Print, please, exactly and only the lines between the line holding "Rebuild this chart" and the line holding "spec_limit = 3.0", inclusive, omitting any pictures.
⁂
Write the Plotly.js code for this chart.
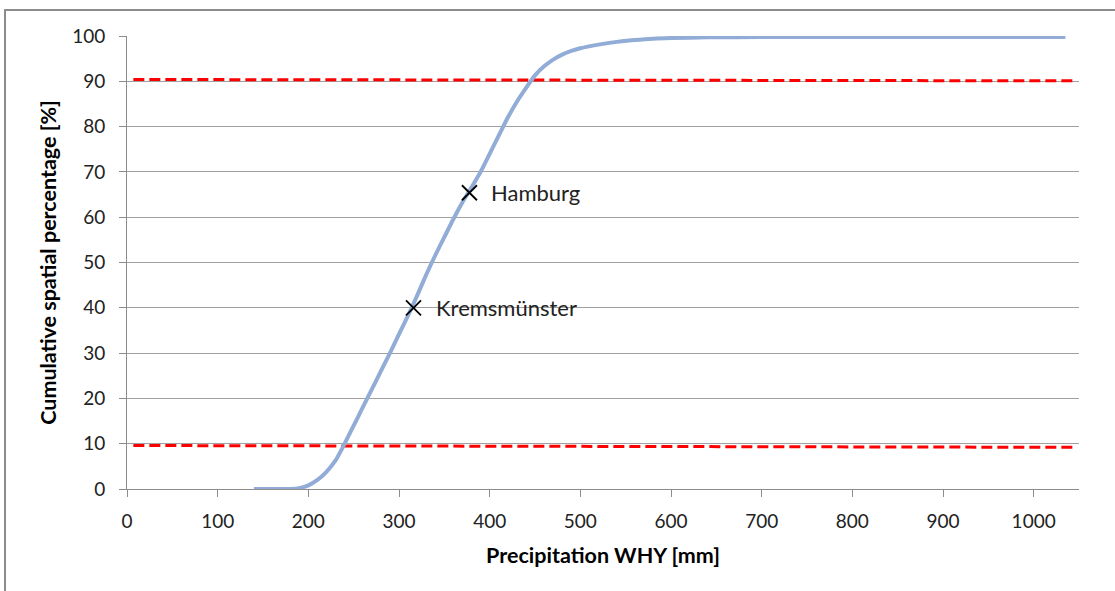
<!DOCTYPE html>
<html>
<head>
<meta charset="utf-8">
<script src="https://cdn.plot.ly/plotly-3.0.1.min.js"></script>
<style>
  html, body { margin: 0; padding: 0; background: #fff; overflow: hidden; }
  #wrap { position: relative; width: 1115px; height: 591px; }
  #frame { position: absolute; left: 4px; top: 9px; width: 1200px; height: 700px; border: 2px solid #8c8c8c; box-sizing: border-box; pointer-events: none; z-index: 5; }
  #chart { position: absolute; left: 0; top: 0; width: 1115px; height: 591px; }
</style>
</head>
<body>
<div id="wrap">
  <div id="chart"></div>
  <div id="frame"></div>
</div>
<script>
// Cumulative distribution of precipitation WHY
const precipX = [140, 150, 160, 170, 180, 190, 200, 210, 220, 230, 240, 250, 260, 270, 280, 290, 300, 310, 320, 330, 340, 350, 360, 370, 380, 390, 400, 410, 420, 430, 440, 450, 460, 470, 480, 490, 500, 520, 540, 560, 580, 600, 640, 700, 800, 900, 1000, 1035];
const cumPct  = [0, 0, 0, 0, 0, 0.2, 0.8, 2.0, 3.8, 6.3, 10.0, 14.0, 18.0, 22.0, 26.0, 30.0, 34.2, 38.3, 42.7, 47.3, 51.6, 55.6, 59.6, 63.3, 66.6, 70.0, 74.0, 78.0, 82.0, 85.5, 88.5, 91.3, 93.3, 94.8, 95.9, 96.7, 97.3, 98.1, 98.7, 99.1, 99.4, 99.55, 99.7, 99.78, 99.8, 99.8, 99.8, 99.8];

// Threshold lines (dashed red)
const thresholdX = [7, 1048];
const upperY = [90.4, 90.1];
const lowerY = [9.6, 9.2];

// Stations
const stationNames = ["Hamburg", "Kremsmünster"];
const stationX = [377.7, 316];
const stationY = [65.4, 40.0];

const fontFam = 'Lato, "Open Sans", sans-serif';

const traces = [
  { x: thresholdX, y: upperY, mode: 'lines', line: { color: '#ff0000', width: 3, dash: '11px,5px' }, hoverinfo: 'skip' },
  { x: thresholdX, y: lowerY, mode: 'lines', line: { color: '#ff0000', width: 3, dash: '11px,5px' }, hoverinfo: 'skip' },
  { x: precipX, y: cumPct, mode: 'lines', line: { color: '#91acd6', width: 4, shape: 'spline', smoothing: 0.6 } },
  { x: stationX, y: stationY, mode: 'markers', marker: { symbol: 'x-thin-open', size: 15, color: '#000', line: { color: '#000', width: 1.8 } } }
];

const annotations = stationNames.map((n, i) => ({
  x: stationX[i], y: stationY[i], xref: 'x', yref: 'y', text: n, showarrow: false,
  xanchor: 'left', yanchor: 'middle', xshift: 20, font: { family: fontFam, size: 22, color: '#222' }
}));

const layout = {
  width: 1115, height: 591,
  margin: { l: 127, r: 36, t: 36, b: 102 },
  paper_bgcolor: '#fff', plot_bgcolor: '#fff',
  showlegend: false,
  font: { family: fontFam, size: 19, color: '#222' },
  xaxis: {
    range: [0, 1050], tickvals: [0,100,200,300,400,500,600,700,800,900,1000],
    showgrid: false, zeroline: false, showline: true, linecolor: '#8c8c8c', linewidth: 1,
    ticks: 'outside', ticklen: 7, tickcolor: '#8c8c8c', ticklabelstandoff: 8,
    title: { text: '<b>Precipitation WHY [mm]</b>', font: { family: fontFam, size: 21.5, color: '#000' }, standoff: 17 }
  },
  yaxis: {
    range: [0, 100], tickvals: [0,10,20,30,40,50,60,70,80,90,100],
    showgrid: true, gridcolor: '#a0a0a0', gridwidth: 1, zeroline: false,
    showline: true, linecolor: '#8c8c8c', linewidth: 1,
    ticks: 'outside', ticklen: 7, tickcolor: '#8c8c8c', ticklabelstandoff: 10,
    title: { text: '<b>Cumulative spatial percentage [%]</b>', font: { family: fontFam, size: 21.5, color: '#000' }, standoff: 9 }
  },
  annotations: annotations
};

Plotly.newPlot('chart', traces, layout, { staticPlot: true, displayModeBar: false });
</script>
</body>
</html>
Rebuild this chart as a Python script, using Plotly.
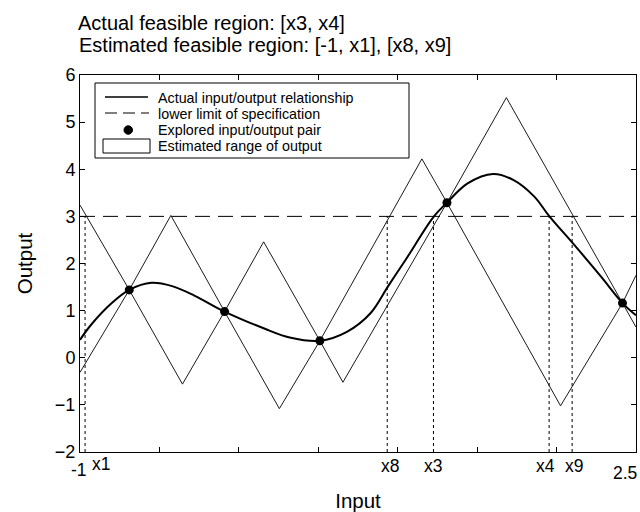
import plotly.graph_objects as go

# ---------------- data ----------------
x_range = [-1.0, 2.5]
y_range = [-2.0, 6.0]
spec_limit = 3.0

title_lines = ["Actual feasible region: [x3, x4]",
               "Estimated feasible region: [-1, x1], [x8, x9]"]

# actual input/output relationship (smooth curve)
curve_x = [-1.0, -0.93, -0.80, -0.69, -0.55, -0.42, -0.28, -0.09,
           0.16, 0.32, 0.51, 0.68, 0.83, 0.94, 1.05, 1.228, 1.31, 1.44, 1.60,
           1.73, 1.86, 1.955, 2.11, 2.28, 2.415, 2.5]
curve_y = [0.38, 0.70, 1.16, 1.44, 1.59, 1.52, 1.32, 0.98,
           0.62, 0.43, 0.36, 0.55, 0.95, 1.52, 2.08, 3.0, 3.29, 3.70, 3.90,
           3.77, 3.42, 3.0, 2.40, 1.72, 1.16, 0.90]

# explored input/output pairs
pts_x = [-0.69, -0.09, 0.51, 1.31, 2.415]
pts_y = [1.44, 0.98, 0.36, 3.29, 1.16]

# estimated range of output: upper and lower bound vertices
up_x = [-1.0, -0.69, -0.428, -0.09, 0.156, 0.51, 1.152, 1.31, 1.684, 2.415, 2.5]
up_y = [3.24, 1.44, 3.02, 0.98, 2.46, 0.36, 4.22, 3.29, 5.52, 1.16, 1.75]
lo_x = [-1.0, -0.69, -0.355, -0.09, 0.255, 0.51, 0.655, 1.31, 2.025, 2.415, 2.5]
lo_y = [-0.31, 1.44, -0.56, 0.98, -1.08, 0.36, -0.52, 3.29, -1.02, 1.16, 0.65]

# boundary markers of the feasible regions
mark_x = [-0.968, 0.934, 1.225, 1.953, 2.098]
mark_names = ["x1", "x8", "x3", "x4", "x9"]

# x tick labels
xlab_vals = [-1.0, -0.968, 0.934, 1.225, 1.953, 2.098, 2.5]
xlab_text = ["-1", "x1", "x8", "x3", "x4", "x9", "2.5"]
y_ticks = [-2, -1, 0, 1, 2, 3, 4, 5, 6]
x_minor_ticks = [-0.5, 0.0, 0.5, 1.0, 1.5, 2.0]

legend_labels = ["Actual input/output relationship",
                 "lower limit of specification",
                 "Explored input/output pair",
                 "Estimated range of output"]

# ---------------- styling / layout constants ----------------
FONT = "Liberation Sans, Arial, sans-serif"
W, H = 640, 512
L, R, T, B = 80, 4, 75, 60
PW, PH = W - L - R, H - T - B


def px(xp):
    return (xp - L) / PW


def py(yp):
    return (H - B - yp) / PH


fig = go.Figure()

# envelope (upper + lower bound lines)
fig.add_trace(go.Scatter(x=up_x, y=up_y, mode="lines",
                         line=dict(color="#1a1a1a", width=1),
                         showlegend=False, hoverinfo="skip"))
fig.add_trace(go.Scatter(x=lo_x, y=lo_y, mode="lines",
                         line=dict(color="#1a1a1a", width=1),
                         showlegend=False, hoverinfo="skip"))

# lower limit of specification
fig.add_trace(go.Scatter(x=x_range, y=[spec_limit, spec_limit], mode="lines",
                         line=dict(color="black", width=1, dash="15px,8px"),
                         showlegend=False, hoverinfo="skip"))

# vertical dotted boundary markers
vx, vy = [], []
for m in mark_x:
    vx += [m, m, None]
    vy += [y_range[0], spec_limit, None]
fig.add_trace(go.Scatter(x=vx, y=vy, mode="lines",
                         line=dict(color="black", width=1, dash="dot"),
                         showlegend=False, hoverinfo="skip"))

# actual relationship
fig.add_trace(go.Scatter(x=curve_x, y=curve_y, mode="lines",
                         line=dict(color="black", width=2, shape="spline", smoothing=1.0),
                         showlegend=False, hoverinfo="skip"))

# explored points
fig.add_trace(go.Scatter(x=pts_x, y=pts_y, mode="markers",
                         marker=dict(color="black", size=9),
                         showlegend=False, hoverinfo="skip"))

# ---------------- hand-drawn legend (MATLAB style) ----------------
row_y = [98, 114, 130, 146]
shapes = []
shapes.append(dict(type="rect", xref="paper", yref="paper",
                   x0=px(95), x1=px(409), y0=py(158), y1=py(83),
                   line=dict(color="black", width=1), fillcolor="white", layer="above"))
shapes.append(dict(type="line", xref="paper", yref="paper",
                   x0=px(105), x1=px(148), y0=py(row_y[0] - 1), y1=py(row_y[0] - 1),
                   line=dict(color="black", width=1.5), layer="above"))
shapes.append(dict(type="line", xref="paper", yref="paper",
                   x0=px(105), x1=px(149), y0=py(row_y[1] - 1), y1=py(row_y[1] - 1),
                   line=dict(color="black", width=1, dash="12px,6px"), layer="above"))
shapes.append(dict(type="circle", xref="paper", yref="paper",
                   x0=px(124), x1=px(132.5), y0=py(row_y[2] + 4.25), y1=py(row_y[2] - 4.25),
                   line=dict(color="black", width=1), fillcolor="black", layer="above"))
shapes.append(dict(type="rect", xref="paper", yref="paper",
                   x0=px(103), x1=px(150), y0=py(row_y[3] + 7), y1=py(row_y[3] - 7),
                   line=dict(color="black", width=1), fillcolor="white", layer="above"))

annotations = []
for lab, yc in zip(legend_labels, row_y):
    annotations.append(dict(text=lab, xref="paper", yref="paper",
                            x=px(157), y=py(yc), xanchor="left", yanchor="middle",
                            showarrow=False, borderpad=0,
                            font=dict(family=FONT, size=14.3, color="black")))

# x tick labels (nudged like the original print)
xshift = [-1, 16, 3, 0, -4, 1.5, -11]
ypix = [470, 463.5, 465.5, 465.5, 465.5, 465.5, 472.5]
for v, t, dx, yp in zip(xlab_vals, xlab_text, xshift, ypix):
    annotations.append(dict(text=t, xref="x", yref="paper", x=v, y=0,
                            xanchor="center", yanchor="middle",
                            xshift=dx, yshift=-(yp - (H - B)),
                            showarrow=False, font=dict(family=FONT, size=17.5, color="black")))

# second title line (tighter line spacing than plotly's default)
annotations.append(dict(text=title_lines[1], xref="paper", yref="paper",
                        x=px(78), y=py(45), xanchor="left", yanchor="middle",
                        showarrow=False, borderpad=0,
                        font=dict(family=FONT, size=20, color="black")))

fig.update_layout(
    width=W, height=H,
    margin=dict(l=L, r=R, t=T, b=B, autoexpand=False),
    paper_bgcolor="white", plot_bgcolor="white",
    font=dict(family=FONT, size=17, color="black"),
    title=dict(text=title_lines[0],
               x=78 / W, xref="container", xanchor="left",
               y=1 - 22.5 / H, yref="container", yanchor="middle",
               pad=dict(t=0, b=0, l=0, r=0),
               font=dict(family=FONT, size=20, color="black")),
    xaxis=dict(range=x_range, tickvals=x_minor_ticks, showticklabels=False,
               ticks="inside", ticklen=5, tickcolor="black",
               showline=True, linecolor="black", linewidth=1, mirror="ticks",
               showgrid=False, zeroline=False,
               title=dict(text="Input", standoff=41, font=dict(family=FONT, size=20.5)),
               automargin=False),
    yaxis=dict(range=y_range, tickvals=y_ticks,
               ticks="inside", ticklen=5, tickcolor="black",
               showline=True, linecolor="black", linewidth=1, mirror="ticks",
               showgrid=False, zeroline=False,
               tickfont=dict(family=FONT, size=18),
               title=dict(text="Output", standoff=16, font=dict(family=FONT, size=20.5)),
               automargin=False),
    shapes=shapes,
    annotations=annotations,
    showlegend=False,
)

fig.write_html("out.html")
⁂
• [Solution to this problem]:
Rebuild this chart as a Python script, using Plotly.
import plotly.graph_objects as go

# ---------------- data ----------------
x_range = [-1.0, 2.5]
y_range = [-2.0, 6.0]
spec_limit = 3.0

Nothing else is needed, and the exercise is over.